Regardless of whether your speculation about the internal psychological state of agency employees is correct, regardless of their individual motives or those of the many others who have joined this bandwagon, this is really about politics. To either be offended, or feign offense, at the notion that the CIA has ever been anything but honest with Congress, to collapse the distinction between criticizing the agency or its employees, is a tactic.
Just as the Bush Admin and its supporters attacked all criticism of the president’s policies as attacks on the troops, it is designed to make it difficult for critics to hold policy makers or the agency to account.
As you well know, anyone who believes that the CIA has been trustworthy in either the recent or distant t past is either lying or ignorant.

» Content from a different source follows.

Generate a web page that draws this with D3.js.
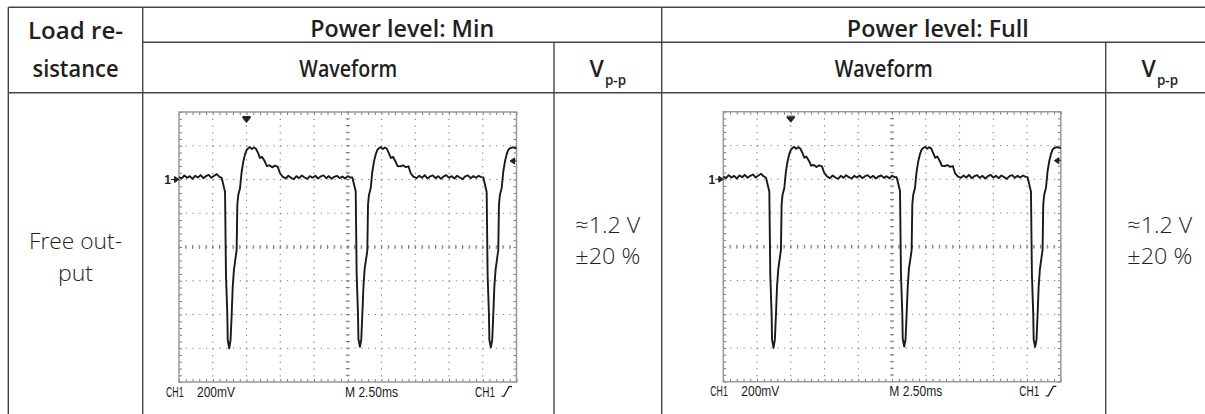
<!DOCTYPE html>
<html>
<head>
<meta charset="utf-8">
<script src="https://cdn.jsdelivr.net/npm/d3@7"></script>
<style>
  body { margin: 0; background: #fff; }
  svg { display: block; }
</style>
</head>
<body>
<svg id="chart"></svg>
<script>
// ---- table texts ----
const loadHeader = ["Load re-", "sistance"];
const powerLevels = ["Power level: Min", "Power level: Full"];
const waveHeader = "Waveform";
const vppHeader = ["V", "p-p"];
const rowLabel = ["Free out-", "put"];
const vppMin = ["≈1.2 V", "±20 %"];
const vppFull = ["≈1.2 V", "±20 %"];

// ---- scope screen texts ----
const scopeTexts = ["CH1", "200mV", "M 2.50ms", "CH1"];
const timeRange = [0, 25];        // ms (10 div x 2.5 ms)
const voltRange = [-1200, 400];   // mV, ground marker 2 div above centre
const triggerTime = 5;            // ms
const triggerLevel = 110;         // mV

// CH1 trace, [time ms, mV]
const traceMin = [
  [0, 15], [0.2, 6], [0.4, 24], [0.6, 10], [0.8, 20], [1.0, 4], [1.2, 22], [1.4, 12],
  [1.6, 26], [1.8, 8], [2.0, 20], [2.2, 28], [2.4, 10], [2.6, 22], [2.8, 32], [3.0, 16],
  [3.16, 10], [3.41, -74], [3.48, -566], [3.58, -803], [3.61, -951], [3.72, -1000],
  [3.82, -951], [3.90, -803], [3.98, -635], [4.07, -535], [4.22, -447], [4.27, -418],
  [4.32, -151], [4.39, -92], [4.52, -52], [4.64, 46], [4.76, 105], [4.89, 149], [5.01, 175],
  [5.13, 185], [5.25, 192], [5.4, 180], [5.55, 190], [5.7, 182], [5.87, 155], [6.0, 127],
  [6.15, 135], [6.37, 105], [6.5, 80], [6.7, 84], [6.9, 72], [7.1, 82], [7.31, 76],
  [7.48, 37], [7.68, 17],
  [7.9, 6], [8.1, 22], [8.3, 10], [8.5, 2], [8.7, 20], [8.9, 8], [9.1, 24], [9.3, 12],
  [9.5, 4], [9.7, 20], [9.9, 10], [10.1, 22], [10.3, 6], [10.5, 18], [10.7, 24], [10.9, 8],
  [11.1, 20], [11.3, 4], [11.5, 16], [11.7, 22], [11.9, 8], [12.1, 18], [12.3, 6], [12.5, 20],
  [12.7, 12],
  [12.84, 12], [13.09, -70], [13.16, -560], [13.26, -800], [13.29, -945], [13.40, -992],
  [13.50, -950], [13.58, -800], [13.66, -640], [13.75, -530], [13.90, -450], [13.95, -420],
  [14.00, -151], [14.07, -92], [14.20, -52], [14.32, 46], [14.44, 105], [14.57, 149],
  [14.69, 175], [14.81, 185], [14.95, 192], [15.1, 180], [15.25, 190], [15.4, 182],
  [15.55, 155], [15.70, 127], [15.85, 135], [16.05, 105], [16.18, 80], [16.4, 78],
  [16.6, 84], [16.8, 73], [17.0, 78], [17.16, 37], [17.36, 17],
  [17.6, 8], [17.8, 22], [18.0, 10], [18.2, 26], [18.4, 6], [18.6, 18], [18.8, 24], [19.0, 8],
  [19.2, 20], [19.4, 4], [19.6, 18], [19.8, 26], [20.0, 10], [20.2, 20], [20.4, 6], [20.6, 22],
  [20.8, 12], [21.0, 2], [21.2, 18], [21.4, 24], [21.6, 8], [21.8, 20], [22.0, 10], [22.2, 22],
  [22.4, 14],
  [22.54, 12], [22.79, -74], [22.86, -566], [22.96, -803], [22.99, -951], [23.10, -994],
  [23.20, -951], [23.28, -803], [23.36, -635], [23.45, -535], [23.60, -447], [23.65, -418],
  [23.70, -151], [23.77, -92], [23.90, -52], [24.02, 46], [24.14, 105], [24.27, 149],
  [24.39, 175], [24.51, 185], [24.7, 190], [25.0, 184]
];
// the Full capture looks the same as the Min one
const traceFull = traceMin;

// ---- layout ----
const W = 1205, H = 414;
const colX = [8.3, 142.7, 554, 661.7, 1105.7, 1214];
const rowY = [7.3, 42.3, 92.7, 440];
const scopeW = 337.5, scopeH = 270;
const lineColor = "#444";
const textColor = "#231f20";
const gridColor = "#7c7c7c";

const svg = d3.select("#chart").attr("width", W).attr("height", H);

// table rules
const hLines = [
  [colX[0], colX[5], rowY[0]],
  [colX[1], colX[5], rowY[1]],
  [colX[0], colX[5], rowY[2]]
];
const vLines = [
  [colX[0], rowY[0]], [colX[1], rowY[0]], [colX[2], rowY[1]],
  [colX[3], rowY[0]], [colX[4], rowY[1]], [colX[5], rowY[0]]
];
svg.selectAll(".hrule").data(hLines).enter().append("line")
  .attr("x1", d => d[0]).attr("x2", d => d[1])
  .attr("y1", d => d[2]).attr("y2", d => d[2])
  .attr("stroke", lineColor).attr("stroke-width", 1.4);
svg.selectAll(".vrule").data(vLines).enter().append("line")
  .attr("x1", d => d[0]).attr("x2", d => d[0])
  .attr("y1", d => d[1]).attr("y2", rowY[3])
  .attr("stroke", lineColor).attr("stroke-width", 1.4);

// header texts (widths fitted to the reference typeface)
const head = svg.append("g")
  .style("font-family", "'Open Sans', sans-serif")
  .style("font-weight", 600)
  .style("font-size", "22.5px")
  .attr("fill", textColor)
  .attr("text-anchor", "middle");

function fitText(g, x, y, str, len) {
  return g.append("text").attr("x", x).attr("y", y)
    .attr("textLength", len).attr("lengthAdjust", "spacingAndGlyphs")
    .text(str);
}

fitText(head, (colX[0] + colX[1]) / 2, 38.5, loadHeader[0], 95);
fitText(head, (colX[0] + colX[1]) / 2, 76.5, loadHeader[1], 86);
fitText(head, (colX[1] + colX[3]) / 2, 36.5, powerLevels[0], 184);
fitText(head, (colX[3] + colX[5]) / 2, 36.5, powerLevels[1], 182);
fitText(head, (colX[1] + colX[2]) / 2, 77, waveHeader, 98);
fitText(head, (colX[3] + colX[4]) / 2, 77, waveHeader, 98);

[[colX[2], colX[3]], [colX[4], colX[5]]].forEach(c => {
  const t = head.append("text").attr("x", (c[0] + c[1]) / 2).attr("y", 77);
  t.append("tspan").style("font-size", "23px").text(vppHeader[0]);
  t.append("tspan").attr("dy", 8).attr("dx", 1).style("font-size", "13.5px").text(vppHeader[1]);
});

// body texts
const body = svg.append("g")
  .style("font-family", "'Open Sans', sans-serif")
  .style("font-weight", 300)
  .style("font-size", "22.5px")
  .attr("fill", textColor)
  .attr("text-anchor", "middle");

fitText(body, (colX[0] + colX[1]) / 2, 249, rowLabel[0], 93);
fitText(body, (colX[0] + colX[1]) / 2, 280.5, rowLabel[1], 35);
[[colX[2], colX[3], vppMin], [colX[4], colX[5], vppFull]].forEach(c => {
  fitText(body, (c[0] + c[1]) / 2, 233, c[2][0], 65);
  fitText(body, (c[0] + c[1]) / 2, 264, c[2][1], 65);
});

// ---- oscilloscope screens ----
function drawScope(x0, y0, trace) {
  const g = svg.append("g").attr("transform", `translate(${x0},${y0})`);
  const x = d3.scaleLinear().domain(timeRange).range([0, scopeW]);
  const y = d3.scaleLinear().domain(voltRange).range([scopeH, 0]);

  const divT = d3.range(timeRange[0], timeRange[1] + 0.01, 2.5);
  const divV = d3.range(voltRange[0], voltRange[1] + 0.01, 200);
  const minorT = d3.range(timeRange[0], timeRange[1] + 0.01, 0.5);
  const minorV = d3.range(voltRange[0], voltRange[1] + 0.01, 40);
  const midT = (timeRange[0] + timeRange[1]) / 2;
  const midV = (voltRange[0] + voltRange[1]) / 2;

  // dotted graticule
  g.selectAll(".gv").data(divT.slice(1, -1)).enter().append("line")
    .attr("x1", d => x(d)).attr("x2", d => x(d))
    .attr("y1", 0).attr("y2", scopeH)
    .attr("stroke", gridColor).attr("stroke-width", 1.1)
    .attr("stroke-dasharray", "1.2 5.55");
  g.selectAll(".gh").data(divV.slice(1, -1)).enter().append("line")
    .attr("y1", d => y(d)).attr("y2", d => y(d))
    .attr("x1", 0).attr("x2", scopeW)
    .attr("stroke", gridColor).attr("stroke-width", 1.1)
    .attr("stroke-dasharray", "1.2 5.55");

  // centre cross ticks
  g.selectAll(".ct").data(minorT).enter().append("line")
    .attr("x1", d => x(d)).attr("x2", d => x(d))
    .attr("y1", y(midV) - 2).attr("y2", y(midV) + 2)
    .attr("stroke", gridColor).attr("stroke-width", 1);
  g.selectAll(".cv").data(minorV).enter().append("line")
    .attr("y1", d => y(d)).attr("y2", d => y(d))
    .attr("x1", x(midT) - 2).attr("x2", x(midT) + 2)
    .attr("stroke", gridColor).attr("stroke-width", 1);

  // border ticks via axes
  const noLab = () => "";
  const axes = [
    [d3.axisBottom(x).tickValues(minorT), `translate(0,0)`],
    [d3.axisTop(x).tickValues(minorT), `translate(0,${scopeH})`],
    [d3.axisRight(y).tickValues(minorV), `translate(0,0)`],
    [d3.axisLeft(y).tickValues(minorV), `translate(${scopeW},0)`]
  ];
  axes.forEach(a => {
    const ag = g.append("g").attr("transform", a[1])
      .call(a[0].tickSize(3).tickFormat(noLab));
    ag.select(".domain").remove();
    ag.selectAll("line").attr("stroke", gridColor);
  });

  g.append("rect").attr("width", scopeW).attr("height", scopeH)
    .attr("fill", "none").attr("stroke", "#999").attr("stroke-width", 1.5);

  // trace
  g.append("path").datum(trace)
    .attr("d", d3.line().x(d => x(d[0])).y(d => y(d[1])))
    .attr("fill", "none").attr("stroke", "#1a1a1a")
    .attr("stroke-width", 1.9).attr("stroke-linejoin", "round");

  // ground marker "1->"
  const gy = y(0);
  g.append("text").attr("x", -8).attr("y", gy + 4.5)
    .attr("text-anchor", "end")
    .style("font-family", "'Liberation Sans', sans-serif")
    .style("font-weight", 700).style("font-size", "12px")
    .attr("fill", "#222").text("1");
  g.append("path")
    .attr("d", `M-8,${gy}H-2 M0,${gy}l-4.5,-3v6z`)
    .attr("stroke", "#222").attr("stroke-width", 1).attr("fill", "#222");

  // trigger position arrow
  const tx = x(triggerTime);
  g.append("path")
    .attr("d", `M${tx - 4},4.5H${tx + 4} M${tx - 4},5.5H${tx + 4}L${tx},10.5z`)
    .attr("stroke", "#222").attr("stroke-width", 1).attr("fill", "#222");

  // trigger level arrow
  const ty = y(triggerLevel);
  g.append("path")
    .attr("d", `M${scopeW - 6.5},${ty}l4.5,-3v6z M${scopeW - 3},${ty}H${scopeW}`)
    .attr("stroke", "#222").attr("stroke-width", 1).attr("fill", "#222");

  // readouts
  const lab = g.append("g")
    .style("font-family", "'Liberation Sans', sans-serif")
    .style("font-size", "15px")
    .attr("fill", "#1a1a1a");
  const by = scopeH + 14.7;
  const readouts = [
    [scopeTexts[0], -13, 17.5],
    [scopeTexts[1], 18, 38],
    [scopeTexts[2], 166, 53],
    [scopeTexts[3], 296, 20]
  ];
  readouts.forEach(r => {
    lab.append("text").attr("x", r[1]).attr("y", by)
      .attr("textLength", r[2]).attr("lengthAdjust", "spacingAndGlyphs")
      .text(r[0]);
  });
  // rising-edge symbol
  g.append("path")
    .attr("d", `M${322.5},${by - 0.5}h2.5l5,-9.5h3`)
    .attr("fill", "none").attr("stroke", "#1a1a1a").attr("stroke-width", 1.3);
}

drawScope(179, 112, traceMin);
drawScope(723.3, 111.7, traceFull);
</script>
</body>
</html>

It is in the interests of those who wish the CIA to operate without democratic restraints to say that they are “under constant siege from politicians.” It serves to justify unwarranted secrecy, to others as well as to themselves.
The problem with the CIA is not its people, but rather its design and place in the larger political system – it is set up to be as free from any restraints other than presidential will as possible. If this led it to great success, this would still be unacceptable in a democracy. Given its record, it is beyond scandalous.
Well, in her walk-back press release after Panetta’s (somewhat distorted by the media) letter to the CIA employees, Pelosi distinguished between the “Bush Administration” which had repeatedly misled both Congress and the public on a list of items too long to even contemplate and the dedicated, hard-working, etc etc CIA employees. But that’s not getting the same play as (the somewhat media distorted version of) her allegations during her press conference.